Valjean dedicates himself to doing good. He treats people with kindness and respect. Thinking of others before himself, he saves a man's life, though doing so may well condemn him. He raises an orphaned child as his own.
But Valjean is constantly aware of his precarious position. He is constantly aware that he is a single step ahead of Javert. And while there is much singing, this is no silly dance as found in Aladdin. Valjean hides his past from those in his employ, as he must. He hides his past from those in society, as he must.
But until his dying day, Valjean hides his past from everyone, including his own (adopted) child. He runs from the shame of what he once was. He fears that should Cosette ever find out that he was once branded a thief she herself would be ashamed.
A man who dedicated his life to the service of others, who learned to love by taking into his care a vulnerable child with no one else to love her, is unknown by all who enter his life.

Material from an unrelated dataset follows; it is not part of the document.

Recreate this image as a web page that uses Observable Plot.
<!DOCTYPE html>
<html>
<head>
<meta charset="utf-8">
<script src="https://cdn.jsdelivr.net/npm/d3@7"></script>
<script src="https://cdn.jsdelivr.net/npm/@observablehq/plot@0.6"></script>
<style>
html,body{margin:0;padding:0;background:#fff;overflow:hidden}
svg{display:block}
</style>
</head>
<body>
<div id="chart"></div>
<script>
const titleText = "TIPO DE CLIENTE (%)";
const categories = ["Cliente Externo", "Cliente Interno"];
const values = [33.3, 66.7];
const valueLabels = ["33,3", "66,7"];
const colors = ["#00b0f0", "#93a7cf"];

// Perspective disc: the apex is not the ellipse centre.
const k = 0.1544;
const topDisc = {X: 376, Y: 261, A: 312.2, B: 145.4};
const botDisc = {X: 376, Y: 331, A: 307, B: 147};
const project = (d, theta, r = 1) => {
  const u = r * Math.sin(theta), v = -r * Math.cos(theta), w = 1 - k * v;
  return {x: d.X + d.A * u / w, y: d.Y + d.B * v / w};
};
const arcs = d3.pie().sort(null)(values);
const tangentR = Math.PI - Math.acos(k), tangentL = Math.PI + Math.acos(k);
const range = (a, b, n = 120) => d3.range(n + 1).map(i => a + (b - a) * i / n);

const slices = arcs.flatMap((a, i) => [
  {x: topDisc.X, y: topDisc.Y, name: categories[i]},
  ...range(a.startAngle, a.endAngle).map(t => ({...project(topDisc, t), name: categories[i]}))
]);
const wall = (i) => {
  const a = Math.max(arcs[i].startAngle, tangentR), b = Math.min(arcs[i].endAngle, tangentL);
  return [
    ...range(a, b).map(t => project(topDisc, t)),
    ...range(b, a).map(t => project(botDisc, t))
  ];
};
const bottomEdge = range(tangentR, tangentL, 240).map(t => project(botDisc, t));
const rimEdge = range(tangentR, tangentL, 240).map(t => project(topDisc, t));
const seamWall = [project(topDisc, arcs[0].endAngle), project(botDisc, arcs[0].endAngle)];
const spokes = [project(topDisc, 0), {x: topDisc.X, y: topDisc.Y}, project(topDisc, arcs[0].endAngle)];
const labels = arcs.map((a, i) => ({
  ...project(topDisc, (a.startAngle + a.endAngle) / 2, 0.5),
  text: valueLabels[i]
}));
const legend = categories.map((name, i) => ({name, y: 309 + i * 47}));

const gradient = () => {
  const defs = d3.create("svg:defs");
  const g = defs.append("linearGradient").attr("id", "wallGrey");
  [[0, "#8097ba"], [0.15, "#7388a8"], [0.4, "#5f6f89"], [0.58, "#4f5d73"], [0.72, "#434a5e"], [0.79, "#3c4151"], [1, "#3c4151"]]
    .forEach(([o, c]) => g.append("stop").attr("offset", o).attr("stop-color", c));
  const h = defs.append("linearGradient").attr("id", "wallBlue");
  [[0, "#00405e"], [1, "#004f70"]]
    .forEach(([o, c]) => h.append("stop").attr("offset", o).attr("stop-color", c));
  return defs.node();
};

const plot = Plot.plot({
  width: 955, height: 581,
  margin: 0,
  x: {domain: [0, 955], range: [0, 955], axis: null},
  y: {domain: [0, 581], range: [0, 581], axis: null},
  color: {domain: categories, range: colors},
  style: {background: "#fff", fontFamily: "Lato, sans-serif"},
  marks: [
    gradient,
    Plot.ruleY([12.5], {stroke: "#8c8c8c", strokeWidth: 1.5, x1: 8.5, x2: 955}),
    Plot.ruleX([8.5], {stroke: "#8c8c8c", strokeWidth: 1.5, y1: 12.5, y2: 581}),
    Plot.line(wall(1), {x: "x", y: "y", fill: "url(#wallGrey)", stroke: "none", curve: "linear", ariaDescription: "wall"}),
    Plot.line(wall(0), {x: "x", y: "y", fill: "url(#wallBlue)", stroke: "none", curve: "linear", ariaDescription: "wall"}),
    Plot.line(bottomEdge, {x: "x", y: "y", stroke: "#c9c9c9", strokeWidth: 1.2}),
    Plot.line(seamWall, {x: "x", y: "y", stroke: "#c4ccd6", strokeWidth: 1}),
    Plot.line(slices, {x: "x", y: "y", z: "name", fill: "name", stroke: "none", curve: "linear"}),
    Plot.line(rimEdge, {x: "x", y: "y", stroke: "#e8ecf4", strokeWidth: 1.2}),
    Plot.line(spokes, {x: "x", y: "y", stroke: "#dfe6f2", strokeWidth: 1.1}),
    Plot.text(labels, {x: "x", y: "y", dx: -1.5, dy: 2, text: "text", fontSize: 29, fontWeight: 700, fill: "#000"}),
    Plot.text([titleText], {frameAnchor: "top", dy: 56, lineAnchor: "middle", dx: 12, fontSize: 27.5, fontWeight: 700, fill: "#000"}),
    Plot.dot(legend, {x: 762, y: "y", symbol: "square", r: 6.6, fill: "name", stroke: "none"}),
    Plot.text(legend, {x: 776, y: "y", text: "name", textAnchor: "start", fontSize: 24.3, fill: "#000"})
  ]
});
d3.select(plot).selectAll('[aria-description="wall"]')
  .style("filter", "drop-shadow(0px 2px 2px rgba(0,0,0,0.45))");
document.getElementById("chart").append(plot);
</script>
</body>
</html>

Pegged a criminal by Javert, his redemption is unseen.
Beloved by Cosette, he hides his past from her, and his redemption remains unseen.
Valjean dies without ever knowing the intimacy of being known completely by another person, and being found worthy, and being deeply loved.
This, to me, is the saddest part of the whole movie. He dies in the presence of his daughter and new son-in-law, escorted to heaven in the gracious presence of Fantine. But in so many ways, he seems so alone and unknown in his death. I cannot think of anything more tragic.
Though I truly enjoyed the movie, it is not one I will choose to watch very often.